**Aim of the task:**
Go from the first line to the line with "(247,6) rectangle (497,28);" and return those lines verbatim, ends included.

**Data section:**
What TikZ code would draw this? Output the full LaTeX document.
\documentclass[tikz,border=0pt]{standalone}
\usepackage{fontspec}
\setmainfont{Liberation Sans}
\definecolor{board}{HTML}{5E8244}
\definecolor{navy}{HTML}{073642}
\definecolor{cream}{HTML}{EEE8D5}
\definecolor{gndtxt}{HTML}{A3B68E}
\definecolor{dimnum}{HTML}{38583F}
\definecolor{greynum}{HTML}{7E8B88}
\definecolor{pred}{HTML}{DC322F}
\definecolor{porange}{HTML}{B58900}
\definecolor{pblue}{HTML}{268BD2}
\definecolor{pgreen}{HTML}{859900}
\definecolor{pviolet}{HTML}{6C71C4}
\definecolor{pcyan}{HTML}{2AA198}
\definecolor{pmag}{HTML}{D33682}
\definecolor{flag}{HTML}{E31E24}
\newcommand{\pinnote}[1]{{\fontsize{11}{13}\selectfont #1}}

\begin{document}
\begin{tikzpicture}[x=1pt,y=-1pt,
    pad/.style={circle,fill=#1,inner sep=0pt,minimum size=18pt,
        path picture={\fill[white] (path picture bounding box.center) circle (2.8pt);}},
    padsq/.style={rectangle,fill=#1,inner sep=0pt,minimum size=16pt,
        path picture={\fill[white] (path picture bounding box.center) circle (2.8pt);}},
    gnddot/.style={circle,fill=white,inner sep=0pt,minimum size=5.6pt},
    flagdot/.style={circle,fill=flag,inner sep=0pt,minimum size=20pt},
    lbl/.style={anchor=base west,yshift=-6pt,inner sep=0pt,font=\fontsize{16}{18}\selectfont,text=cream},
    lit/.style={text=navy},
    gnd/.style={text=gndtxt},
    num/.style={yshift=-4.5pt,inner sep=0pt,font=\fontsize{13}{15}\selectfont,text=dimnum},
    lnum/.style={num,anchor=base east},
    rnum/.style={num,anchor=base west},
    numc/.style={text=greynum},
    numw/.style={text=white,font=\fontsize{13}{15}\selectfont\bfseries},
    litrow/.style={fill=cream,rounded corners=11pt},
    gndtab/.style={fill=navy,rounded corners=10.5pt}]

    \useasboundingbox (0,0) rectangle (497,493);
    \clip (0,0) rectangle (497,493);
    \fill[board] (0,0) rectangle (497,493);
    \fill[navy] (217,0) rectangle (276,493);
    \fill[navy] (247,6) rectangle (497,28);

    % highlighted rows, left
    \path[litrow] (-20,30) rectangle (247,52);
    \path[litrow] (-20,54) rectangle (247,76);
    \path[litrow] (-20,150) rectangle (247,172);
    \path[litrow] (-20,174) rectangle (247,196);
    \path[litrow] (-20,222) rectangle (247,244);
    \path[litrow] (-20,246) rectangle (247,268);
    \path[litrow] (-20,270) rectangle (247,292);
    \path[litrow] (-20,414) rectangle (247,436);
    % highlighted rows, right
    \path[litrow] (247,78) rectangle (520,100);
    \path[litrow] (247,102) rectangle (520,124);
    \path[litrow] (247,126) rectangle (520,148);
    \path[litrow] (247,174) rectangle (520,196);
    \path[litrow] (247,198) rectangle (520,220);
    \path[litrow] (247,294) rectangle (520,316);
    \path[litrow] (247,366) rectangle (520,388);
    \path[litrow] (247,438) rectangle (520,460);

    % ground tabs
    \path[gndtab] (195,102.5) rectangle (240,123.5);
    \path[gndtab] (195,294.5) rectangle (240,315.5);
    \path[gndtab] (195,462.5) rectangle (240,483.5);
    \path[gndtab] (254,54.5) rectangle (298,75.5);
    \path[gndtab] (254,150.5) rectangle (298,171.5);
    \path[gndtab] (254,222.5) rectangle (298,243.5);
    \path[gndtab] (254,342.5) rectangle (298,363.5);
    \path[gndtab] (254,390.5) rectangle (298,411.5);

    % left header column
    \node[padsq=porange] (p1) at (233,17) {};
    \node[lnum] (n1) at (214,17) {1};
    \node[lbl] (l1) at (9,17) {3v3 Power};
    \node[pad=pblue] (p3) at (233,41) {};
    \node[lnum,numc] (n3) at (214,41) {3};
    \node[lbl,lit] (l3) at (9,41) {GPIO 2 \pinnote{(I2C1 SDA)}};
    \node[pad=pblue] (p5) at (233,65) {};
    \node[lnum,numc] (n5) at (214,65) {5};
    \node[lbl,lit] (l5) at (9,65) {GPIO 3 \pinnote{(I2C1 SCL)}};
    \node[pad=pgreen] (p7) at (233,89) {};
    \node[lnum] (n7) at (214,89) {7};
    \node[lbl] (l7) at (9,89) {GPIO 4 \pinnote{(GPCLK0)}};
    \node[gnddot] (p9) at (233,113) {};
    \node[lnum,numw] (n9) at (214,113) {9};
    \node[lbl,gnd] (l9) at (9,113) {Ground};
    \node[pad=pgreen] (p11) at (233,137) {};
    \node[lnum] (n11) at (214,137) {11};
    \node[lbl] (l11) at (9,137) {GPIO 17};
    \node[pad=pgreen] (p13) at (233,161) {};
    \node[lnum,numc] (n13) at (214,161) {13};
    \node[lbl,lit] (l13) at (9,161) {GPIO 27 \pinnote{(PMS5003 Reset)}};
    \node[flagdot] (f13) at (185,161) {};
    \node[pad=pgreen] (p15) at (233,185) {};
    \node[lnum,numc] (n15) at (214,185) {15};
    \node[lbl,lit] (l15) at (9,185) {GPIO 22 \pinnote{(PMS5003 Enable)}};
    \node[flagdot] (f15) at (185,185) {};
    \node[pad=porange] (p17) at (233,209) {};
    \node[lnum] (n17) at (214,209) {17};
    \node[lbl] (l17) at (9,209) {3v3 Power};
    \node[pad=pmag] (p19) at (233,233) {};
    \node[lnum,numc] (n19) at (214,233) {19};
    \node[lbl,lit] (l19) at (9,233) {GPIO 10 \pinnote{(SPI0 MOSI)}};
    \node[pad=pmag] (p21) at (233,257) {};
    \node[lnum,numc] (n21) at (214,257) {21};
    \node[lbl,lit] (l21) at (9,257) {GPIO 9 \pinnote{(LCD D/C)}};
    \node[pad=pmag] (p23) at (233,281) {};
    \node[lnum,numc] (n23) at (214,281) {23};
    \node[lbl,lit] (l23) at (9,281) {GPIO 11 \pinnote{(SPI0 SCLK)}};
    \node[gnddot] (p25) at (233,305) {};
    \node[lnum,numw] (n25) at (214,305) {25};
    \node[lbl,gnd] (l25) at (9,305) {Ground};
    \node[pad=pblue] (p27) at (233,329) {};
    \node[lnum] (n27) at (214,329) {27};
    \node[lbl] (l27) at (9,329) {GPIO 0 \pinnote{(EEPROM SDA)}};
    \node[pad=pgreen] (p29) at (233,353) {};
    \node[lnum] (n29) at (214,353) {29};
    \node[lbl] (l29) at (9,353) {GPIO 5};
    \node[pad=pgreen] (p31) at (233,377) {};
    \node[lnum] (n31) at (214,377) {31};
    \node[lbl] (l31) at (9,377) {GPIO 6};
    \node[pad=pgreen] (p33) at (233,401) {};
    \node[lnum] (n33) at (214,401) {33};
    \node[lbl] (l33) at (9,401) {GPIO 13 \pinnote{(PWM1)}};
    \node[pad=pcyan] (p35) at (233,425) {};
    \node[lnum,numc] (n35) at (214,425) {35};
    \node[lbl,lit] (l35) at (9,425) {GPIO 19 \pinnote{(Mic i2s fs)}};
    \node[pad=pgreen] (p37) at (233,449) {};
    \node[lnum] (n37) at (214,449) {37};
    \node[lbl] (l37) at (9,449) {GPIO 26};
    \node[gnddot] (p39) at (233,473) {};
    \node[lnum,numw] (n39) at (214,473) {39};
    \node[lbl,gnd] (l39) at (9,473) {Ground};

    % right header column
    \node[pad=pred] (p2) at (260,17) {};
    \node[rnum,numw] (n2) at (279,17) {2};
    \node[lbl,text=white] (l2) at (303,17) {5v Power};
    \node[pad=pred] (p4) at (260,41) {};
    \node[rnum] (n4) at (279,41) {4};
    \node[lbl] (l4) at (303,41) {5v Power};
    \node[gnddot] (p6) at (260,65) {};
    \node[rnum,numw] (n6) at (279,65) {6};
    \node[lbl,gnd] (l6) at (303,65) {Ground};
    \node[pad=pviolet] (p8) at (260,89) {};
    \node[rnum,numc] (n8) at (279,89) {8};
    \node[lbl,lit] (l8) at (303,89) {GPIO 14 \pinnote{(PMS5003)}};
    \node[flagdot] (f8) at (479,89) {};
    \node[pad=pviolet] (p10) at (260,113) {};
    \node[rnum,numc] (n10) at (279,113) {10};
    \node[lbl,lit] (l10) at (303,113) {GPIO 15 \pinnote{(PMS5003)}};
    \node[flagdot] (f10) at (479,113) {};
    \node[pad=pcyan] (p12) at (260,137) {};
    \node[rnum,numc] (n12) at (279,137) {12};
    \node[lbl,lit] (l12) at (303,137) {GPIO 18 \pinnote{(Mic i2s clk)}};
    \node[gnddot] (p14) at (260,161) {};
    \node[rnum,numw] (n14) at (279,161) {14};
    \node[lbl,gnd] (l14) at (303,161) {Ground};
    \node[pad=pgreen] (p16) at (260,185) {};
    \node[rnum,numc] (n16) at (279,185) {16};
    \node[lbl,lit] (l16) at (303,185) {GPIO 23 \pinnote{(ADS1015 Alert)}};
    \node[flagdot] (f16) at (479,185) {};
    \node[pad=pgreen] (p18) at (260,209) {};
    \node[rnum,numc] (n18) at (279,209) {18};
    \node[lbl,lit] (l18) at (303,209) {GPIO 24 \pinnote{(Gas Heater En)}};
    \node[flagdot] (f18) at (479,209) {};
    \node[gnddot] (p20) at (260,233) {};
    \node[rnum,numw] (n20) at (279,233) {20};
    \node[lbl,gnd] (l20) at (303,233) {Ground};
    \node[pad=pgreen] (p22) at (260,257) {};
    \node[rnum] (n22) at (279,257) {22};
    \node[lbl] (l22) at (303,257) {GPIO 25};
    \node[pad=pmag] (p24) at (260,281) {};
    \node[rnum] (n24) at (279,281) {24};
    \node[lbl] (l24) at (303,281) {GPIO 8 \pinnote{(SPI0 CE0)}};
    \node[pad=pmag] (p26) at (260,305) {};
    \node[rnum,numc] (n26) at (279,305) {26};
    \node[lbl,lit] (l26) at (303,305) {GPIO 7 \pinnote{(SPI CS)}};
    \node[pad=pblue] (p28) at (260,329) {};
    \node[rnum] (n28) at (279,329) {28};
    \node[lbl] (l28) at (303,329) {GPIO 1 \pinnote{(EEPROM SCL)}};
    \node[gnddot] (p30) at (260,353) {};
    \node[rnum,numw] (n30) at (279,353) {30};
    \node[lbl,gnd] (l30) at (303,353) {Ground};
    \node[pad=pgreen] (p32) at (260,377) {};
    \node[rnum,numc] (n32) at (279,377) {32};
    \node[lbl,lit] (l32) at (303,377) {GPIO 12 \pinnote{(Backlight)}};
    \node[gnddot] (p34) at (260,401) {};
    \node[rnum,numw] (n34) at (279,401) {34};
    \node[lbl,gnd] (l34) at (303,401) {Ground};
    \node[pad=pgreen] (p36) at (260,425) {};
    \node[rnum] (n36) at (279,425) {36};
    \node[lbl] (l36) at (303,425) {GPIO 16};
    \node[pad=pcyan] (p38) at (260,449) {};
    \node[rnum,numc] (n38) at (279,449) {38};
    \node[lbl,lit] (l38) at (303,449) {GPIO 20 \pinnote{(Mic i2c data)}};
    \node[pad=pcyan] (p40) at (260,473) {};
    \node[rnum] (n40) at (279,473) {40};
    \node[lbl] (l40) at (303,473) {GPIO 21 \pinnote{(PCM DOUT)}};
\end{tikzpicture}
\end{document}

**Task output:**
What TikZ code would draw this? Output the full LaTeX document.
\documentclass[tikz,border=0pt]{standalone}
\usepackage{fontspec}
\setmainfont{Liberation Sans}
\definecolor{board}{HTML}{5E8244}
\definecolor{navy}{HTML}{073642}
\definecolor{cream}{HTML}{EEE8D5}
\definecolor{gndtxt}{HTML}{A3B68E}
\definecolor{dimnum}{HTML}{38583F}
\definecolor{greynum}{HTML}{7E8B88}
\definecolor{pred}{HTML}{DC322F}
\definecolor{porange}{HTML}{B58900}
\definecolor{pblue}{HTML}{268BD2}
\definecolor{pgreen}{HTML}{859900}
\definecolor{pviolet}{HTML}{6C71C4}
\definecolor{pcyan}{HTML}{2AA198}
\definecolor{pmag}{HTML}{D33682}
\definecolor{flag}{HTML}{E31E24}
\newcommand{\pinnote}[1]{{\fontsize{11}{13}\selectfont #1}}

\begin{document}
\begin{tikzpicture}[x=1pt,y=-1pt,
    pad/.style={circle,fill=#1,inner sep=0pt,minimum size=18pt,
        path picture={\fill[white] (path picture bounding box.center) circle (2.8pt);}},
    padsq/.style={rectangle,fill=#1,inner sep=0pt,minimum size=16pt,
        path picture={\fill[white] (path picture bounding box.center) circle (2.8pt);}},
    gnddot/.style={circle,fill=white,inner sep=0pt,minimum size=5.6pt},
    flagdot/.style={circle,fill=flag,inner sep=0pt,minimum size=20pt},
    lbl/.style={anchor=base west,yshift=-6pt,inner sep=0pt,font=\fontsize{16}{18}\selectfont,text=cream},
    lit/.style={text=navy},
    gnd/.style={text=gndtxt},
    num/.style={yshift=-4.5pt,inner sep=0pt,font=\fontsize{13}{15}\selectfont,text=dimnum},
    lnum/.style={num,anchor=base east},
    rnum/.style={num,anchor=base west},
    numc/.style={text=greynum},
    numw/.style={text=white,font=\fontsize{13}{15}\selectfont\bfseries},
    litrow/.style={fill=cream,rounded corners=11pt},
    gndtab/.style={fill=navy,rounded corners=10.5pt}]

    \useasboundingbox (0,0) rectangle (497,493);
    \clip (0,0) rectangle (497,493);
    \fill[board] (0,0) rectangle (497,493);
    \fill[navy] (217,0) rectangle (276,493);
    \fill[navy] (247,6) rectangle (497,28);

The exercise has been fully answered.